Engine's pre-tax profits go from red to black

Engine has posted pre-tax profits of £700,000 for the 2012 financial year, a notable improvement on the previous year's performance when the group lost £3.2 million.

Peter Scott: chief executive of Engine
Peter Scott: chief executive of Engine

Revenue for the 2012 financial year was £91.2 million, up 10 per cent on £82.9 million in 2011. This figure includes revenue from newly acquired businesses, however. On a like-for-like basis, turnover was up only five per cent in 2012.

Similarly, Engine’s key growth metric – earnings before interest, taxes, depreciation and amortisation (EBITDA) – was up marginally from £11.3 million to £11.4 million in 2012, but down seven per cent on a like-for-like basis.

Overall, Engine’s North American businesses outperformed the UK in 2012.

US shops Deep Focus and Noise won new business from Pernod Ricard, Nestlé and Tresemme, resulting in their combined revenue rising 24 per cent to £13.4 million. EBITDA at the US agencies doubled to £1.8 million.

At the UK agencies, EBITDA was down to £10.7 million, a 14 per cent drop on the previous year.

The reason that the UK and US figures are higher than the overall EBITDA is because these are the regional performances given before the Central Costs are taken into account.

Engine blamed the drop on cancelled or deferred projects, which hit businesses such as Calling Brands, Transform and Fuel hard.

The digital agency Jam was one of the star performers in the UK, with turnover and EBITDA up 46 per cent and 45 per cent, respectively. No underlying figures were provided for the agency, which picked up accounts from Samsung and Tesco Mobile among others during 2012.
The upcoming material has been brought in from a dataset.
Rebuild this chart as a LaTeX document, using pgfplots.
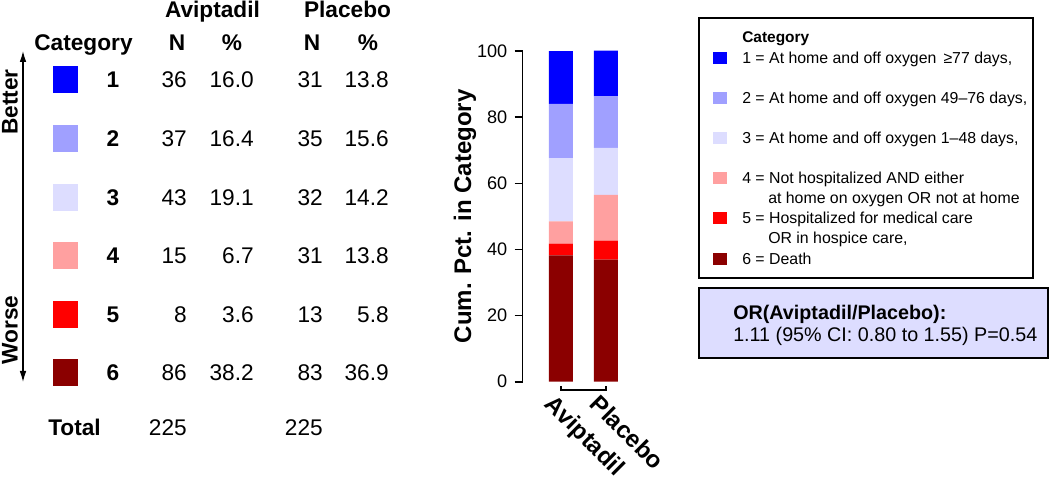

In August 2013, it emerged that Alex Miller, the founder and chief executive of Jam, and Jamie Kenny, the chief strategy officer, are to leave the agency later this year to pursue other interests.

Engine Group’s results were buoyed by a drop in one-off costs, which fell from £4.6 million in 2011 to £2.1 million in 2012. The drop was a result of Engine making fewer redundancies than expected, in addition to smaller expansion costs and bank refinancing fees.

The group also paid down its debt pile. On 31 December 2012, net debt (excluding a £32.5m HIG convertible loan note) was £33 million compared to £35.5 million at the end of 2011.

Peter Scott, the group chief executive of Engine, said: "In 2012 we focused the business on strengthening management, improving processes and enhancing the way we bring our range of services together for the benefit of clients.

"2012 was also a year of consolidation where we consciously invested ahead of revenue in areas such as digital, client service, and new business development, in order to provide a firm foundation for future growth."

Engine said its medium-term objective is to expand in the US and Asia through acquisitions and start-ups.

Scott said: "We continue to invest heavily in our businesses to provide broader and stronger platforms in what is an ever-changing media and technology environment."

In August last year, Scott tipped "strong growth" in 2012, after a "disappointing 2011".